External pressures like government regulations can put a lot of pressure on finance departments to start data remediation projects. The business risks of not doing it include all the problems associated with poor data quality. But if they try to do it manually (which many do, surprisingly) they’re apt to miss a lot. It takes longer, requires more time, and introduces complexities. In the scheme of EDM, data remediation should always be automated (e.g., with an ETL product) to improve the accuracy and overall business operations.

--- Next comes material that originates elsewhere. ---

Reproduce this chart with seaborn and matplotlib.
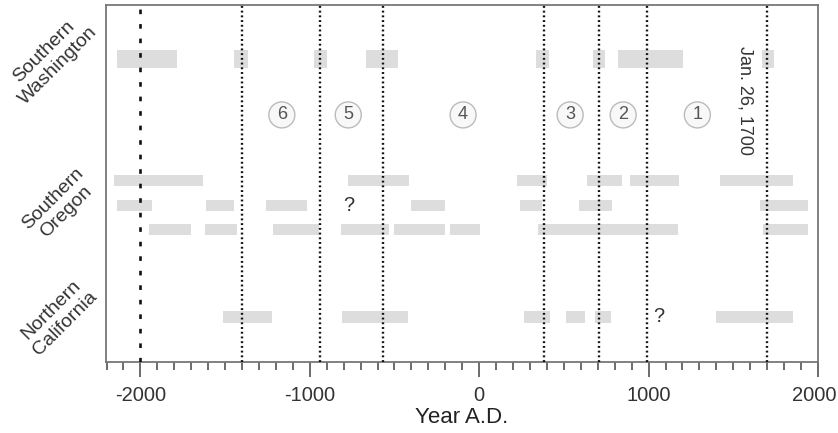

Enterprise Data Management (EDM) is the proactive approach to ensuring data is transformed into consistent, accurate and timely business information. And if there are data issues, you can discover them with auditing and data lineage rather than scrambling through macros in spreadsheets. A patch-work of stopgap measures is costly and you are not likely to solve data quality issues in a reactive manner, i.e. data remediation.

Let’s face it; you can’t fix a problem that you can’t find. And, it’s worth noting, that with data quality it’s finding the problems is paramount. You might not have to fix everything you find, but you sure better find it!

Data quality isn’t so much of a problem when you know where your problems lie. The time has come for both business and IT to address these issues through an EDM program.